- [What the exercise asks]: Retype exactly what appears below from the line containing "Output the Python" down to the line containing "of bruises on", keeping both end lines. Do not include pictures.

- [Materials provided]:
#####

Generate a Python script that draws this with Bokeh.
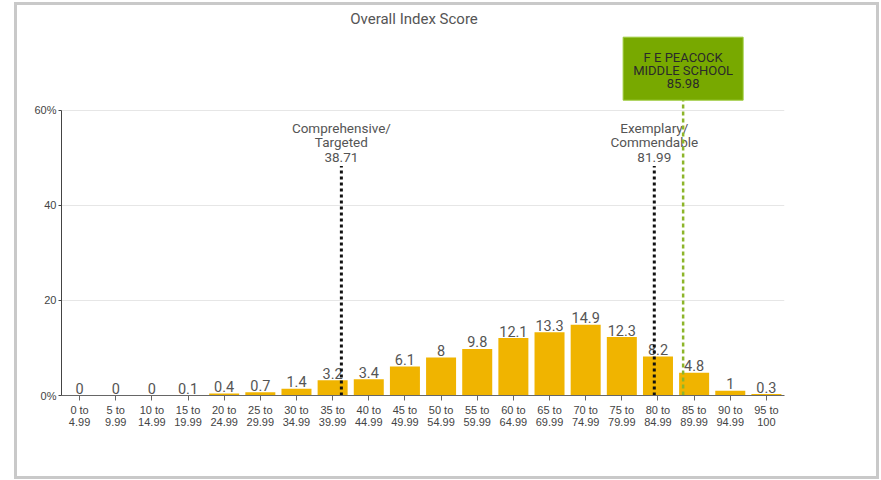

#####

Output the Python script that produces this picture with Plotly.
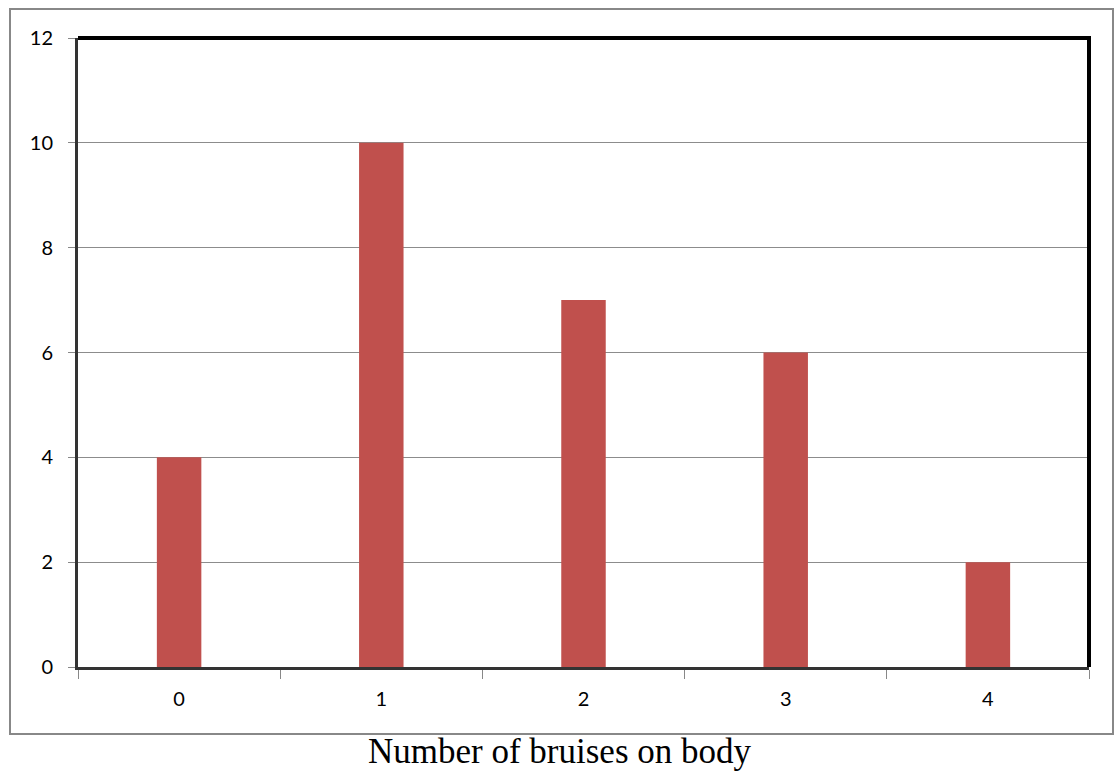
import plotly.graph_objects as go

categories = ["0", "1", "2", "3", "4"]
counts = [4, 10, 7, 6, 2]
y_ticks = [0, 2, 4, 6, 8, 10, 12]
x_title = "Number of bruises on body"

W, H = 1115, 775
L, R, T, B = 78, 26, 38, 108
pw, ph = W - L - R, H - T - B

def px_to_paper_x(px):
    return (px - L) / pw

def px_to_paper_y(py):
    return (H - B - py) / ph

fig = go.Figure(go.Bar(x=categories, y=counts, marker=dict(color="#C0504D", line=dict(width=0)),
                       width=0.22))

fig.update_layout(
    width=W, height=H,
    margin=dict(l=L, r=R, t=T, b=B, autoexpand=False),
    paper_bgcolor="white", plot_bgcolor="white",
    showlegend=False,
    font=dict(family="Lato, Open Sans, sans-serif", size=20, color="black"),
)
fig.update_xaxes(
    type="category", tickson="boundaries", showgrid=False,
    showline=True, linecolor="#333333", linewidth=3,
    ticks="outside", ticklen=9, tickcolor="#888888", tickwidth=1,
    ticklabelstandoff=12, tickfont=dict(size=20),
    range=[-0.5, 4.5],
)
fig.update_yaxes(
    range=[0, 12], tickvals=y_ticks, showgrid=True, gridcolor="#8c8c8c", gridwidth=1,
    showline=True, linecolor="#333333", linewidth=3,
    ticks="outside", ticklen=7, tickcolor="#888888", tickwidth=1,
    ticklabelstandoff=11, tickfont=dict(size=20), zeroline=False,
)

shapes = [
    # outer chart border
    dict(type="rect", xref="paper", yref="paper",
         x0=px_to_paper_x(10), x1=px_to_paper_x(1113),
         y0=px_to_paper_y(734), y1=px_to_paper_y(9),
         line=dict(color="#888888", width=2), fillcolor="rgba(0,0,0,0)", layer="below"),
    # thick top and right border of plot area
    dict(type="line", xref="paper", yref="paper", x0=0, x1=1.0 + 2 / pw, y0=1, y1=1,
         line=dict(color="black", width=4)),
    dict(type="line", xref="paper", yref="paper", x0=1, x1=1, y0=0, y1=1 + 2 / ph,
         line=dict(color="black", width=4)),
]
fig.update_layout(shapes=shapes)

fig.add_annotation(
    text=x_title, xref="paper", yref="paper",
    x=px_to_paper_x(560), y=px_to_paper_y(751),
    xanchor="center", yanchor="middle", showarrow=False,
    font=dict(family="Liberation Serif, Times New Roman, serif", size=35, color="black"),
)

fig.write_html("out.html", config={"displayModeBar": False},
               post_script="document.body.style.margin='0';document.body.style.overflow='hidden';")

#####

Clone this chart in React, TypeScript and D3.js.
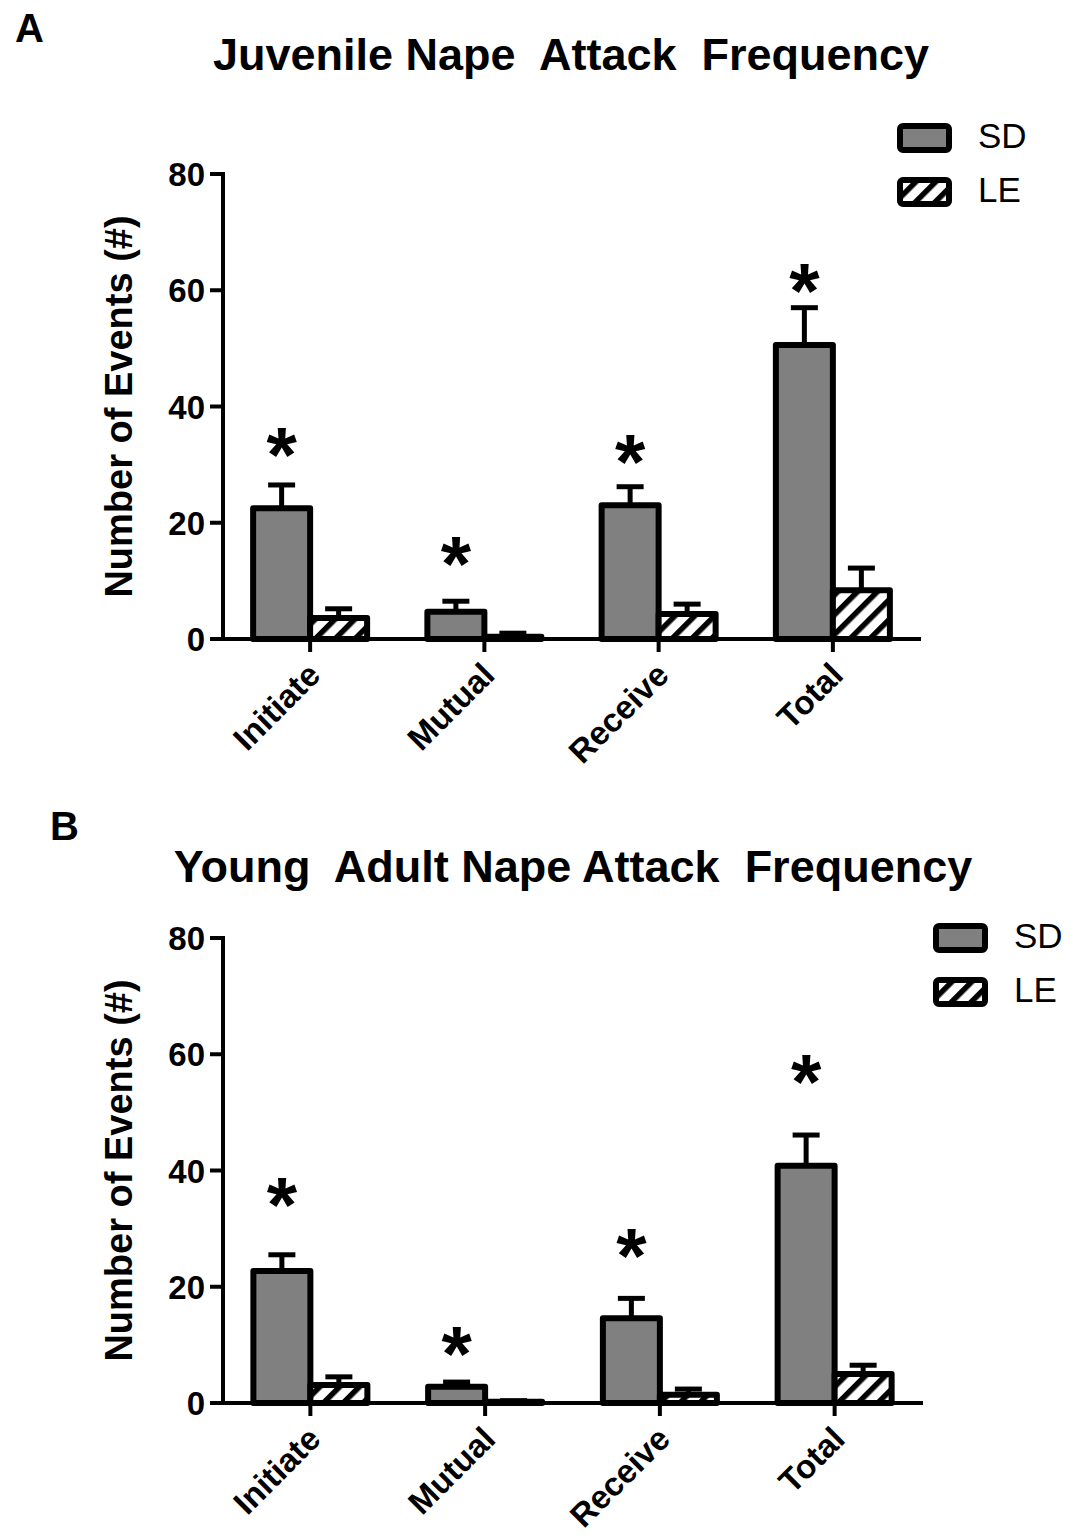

#####

- [Exercise output]:
Output the Python script that produces this picture with Plotly.
import plotly.graph_objects as go

categories = ["0", "1", "2", "3", "4"]
counts = [4, 10, 7, 6, 2]
y_ticks = [0, 2, 4, 6, 8, 10, 12]
x_title = "Number of bruises on body"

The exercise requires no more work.